**Set problem:**
Output exactly the lines from the line containing "Give me the TikZ source for this diagram." through the line containing "(0,0) rectangle (1162,646);", inclusive, and omit any pictures.

[Source code of charts]
_ _ _ _ _ _ _
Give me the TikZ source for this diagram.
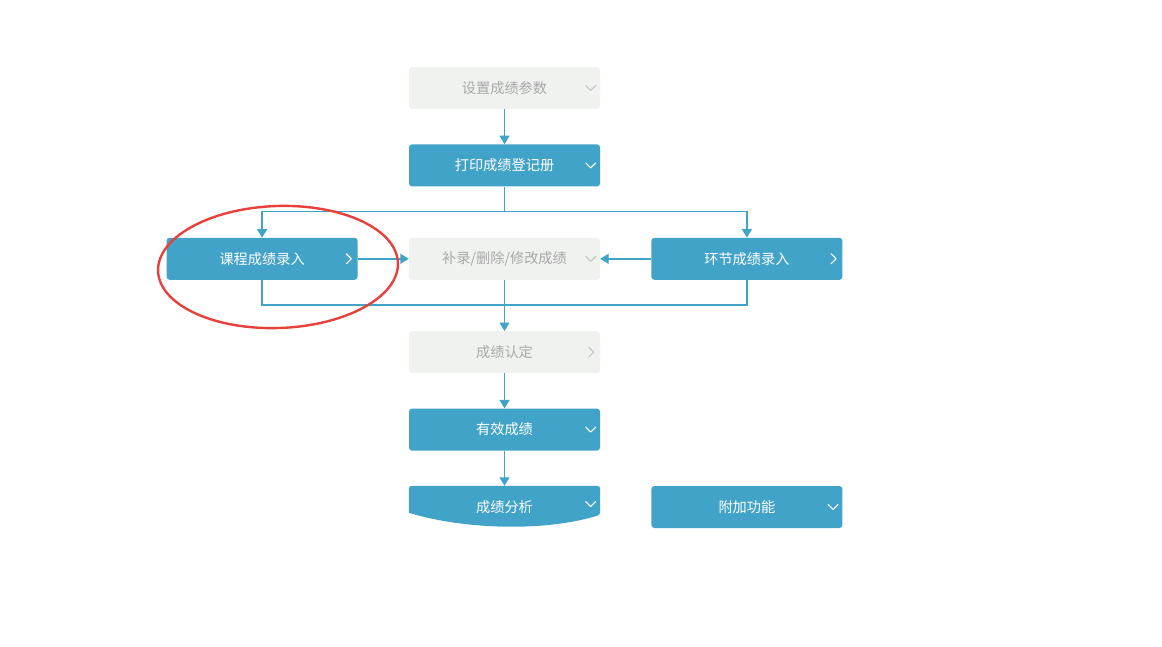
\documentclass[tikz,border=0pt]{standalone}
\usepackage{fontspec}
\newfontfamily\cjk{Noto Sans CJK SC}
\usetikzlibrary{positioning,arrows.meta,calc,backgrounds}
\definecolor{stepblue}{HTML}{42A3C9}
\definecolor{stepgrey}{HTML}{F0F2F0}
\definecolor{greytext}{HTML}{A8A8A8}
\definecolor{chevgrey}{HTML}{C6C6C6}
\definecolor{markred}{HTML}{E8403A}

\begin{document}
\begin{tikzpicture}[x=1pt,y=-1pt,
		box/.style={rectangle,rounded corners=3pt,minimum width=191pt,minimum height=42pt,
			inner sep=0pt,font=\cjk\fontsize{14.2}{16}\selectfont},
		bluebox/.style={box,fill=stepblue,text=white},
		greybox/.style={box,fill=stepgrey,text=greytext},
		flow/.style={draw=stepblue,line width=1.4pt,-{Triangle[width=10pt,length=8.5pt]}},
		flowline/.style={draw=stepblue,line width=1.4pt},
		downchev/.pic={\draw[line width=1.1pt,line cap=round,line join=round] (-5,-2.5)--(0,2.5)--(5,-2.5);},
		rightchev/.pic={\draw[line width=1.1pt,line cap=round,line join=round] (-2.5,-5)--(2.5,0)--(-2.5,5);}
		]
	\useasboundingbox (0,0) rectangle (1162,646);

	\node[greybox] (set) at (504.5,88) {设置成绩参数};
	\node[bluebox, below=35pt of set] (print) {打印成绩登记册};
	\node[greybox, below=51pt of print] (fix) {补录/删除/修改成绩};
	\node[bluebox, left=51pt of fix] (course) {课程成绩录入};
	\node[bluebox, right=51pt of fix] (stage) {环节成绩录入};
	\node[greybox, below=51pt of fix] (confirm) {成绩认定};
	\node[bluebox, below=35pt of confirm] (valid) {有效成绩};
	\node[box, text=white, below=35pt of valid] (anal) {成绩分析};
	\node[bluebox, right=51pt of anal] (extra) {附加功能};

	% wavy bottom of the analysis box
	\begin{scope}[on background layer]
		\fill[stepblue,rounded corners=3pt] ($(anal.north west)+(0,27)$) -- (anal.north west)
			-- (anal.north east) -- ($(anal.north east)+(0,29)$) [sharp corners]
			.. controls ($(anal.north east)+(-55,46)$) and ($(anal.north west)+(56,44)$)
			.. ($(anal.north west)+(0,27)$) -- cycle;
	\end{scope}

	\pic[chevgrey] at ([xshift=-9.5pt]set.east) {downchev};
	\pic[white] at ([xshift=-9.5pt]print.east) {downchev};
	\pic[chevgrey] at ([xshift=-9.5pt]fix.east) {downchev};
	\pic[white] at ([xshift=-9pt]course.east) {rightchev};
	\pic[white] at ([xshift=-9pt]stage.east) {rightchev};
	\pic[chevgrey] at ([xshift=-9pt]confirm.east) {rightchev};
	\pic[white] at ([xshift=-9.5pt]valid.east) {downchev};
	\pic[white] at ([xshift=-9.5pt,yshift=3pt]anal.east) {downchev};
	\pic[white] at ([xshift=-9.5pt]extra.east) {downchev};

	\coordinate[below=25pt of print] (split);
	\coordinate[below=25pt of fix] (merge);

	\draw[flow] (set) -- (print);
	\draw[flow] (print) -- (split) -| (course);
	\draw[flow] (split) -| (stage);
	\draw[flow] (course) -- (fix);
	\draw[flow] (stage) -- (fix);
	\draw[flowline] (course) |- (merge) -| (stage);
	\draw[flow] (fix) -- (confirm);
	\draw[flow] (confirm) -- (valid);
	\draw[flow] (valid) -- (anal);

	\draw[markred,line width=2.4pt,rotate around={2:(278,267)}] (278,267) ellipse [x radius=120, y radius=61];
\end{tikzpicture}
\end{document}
_ _ _ _ _ _ _
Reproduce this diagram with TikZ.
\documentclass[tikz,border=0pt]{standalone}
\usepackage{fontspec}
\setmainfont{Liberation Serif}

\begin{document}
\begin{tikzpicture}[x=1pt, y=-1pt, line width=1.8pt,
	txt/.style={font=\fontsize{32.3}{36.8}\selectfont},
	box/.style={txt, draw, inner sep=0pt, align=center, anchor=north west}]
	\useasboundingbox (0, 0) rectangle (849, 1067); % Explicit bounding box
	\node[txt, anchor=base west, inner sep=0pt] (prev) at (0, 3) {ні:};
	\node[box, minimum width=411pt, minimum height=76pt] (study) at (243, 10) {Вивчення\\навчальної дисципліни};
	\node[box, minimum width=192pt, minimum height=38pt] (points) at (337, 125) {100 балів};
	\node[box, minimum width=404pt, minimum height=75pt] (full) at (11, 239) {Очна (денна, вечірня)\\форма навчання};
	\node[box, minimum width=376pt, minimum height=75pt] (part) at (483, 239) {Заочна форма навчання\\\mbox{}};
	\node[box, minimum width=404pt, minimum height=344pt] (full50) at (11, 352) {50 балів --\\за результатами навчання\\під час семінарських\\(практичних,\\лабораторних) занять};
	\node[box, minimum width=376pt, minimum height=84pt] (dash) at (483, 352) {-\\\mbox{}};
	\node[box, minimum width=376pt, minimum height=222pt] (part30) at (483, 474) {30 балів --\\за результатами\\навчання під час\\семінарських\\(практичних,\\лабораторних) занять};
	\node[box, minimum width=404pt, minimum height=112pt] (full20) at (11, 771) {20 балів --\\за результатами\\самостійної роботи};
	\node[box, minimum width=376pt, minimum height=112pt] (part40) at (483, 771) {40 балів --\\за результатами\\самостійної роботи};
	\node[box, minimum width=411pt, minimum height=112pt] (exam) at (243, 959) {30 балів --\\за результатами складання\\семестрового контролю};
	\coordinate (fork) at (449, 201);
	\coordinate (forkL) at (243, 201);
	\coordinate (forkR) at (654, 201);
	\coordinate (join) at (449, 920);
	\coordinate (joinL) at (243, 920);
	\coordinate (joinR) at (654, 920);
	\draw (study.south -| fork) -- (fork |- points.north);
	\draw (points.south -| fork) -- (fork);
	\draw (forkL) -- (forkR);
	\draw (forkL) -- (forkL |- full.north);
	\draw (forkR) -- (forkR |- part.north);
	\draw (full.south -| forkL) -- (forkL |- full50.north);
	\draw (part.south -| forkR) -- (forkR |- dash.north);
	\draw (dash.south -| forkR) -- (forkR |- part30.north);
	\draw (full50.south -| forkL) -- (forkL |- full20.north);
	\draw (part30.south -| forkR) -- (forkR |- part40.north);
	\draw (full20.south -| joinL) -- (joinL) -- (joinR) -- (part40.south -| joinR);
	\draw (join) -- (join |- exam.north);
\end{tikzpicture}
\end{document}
_ _ _ _ _ _ _
**Solution to this exercise:**
Give me the TikZ source for this diagram.
\documentclass[tikz,border=0pt]{standalone}
\usepackage{fontspec}
\newfontfamily\cjk{Noto Sans CJK SC}
\usetikzlibrary{positioning,arrows.meta,calc,backgrounds}
\definecolor{stepblue}{HTML}{42A3C9}
\definecolor{stepgrey}{HTML}{F0F2F0}
\definecolor{greytext}{HTML}{A8A8A8}
\definecolor{chevgrey}{HTML}{C6C6C6}
\definecolor{markred}{HTML}{E8403A}

\begin{document}
\begin{tikzpicture}[x=1pt,y=-1pt,
		box/.style={rectangle,rounded corners=3pt,minimum width=191pt,minimum height=42pt,
			inner sep=0pt,font=\cjk\fontsize{14.2}{16}\selectfont},
		bluebox/.style={box,fill=stepblue,text=white},
		greybox/.style={box,fill=stepgrey,text=greytext},
		flow/.style={draw=stepblue,line width=1.4pt,-{Triangle[width=10pt,length=8.5pt]}},
		flowline/.style={draw=stepblue,line width=1.4pt},
		downchev/.pic={\draw[line width=1.1pt,line cap=round,line join=round] (-5,-2.5)--(0,2.5)--(5,-2.5);},
		rightchev/.pic={\draw[line width=1.1pt,line cap=round,line join=round] (-2.5,-5)--(2.5,0)--(-2.5,5);}
		]
	\useasboundingbox (0,0) rectangle (1162,646);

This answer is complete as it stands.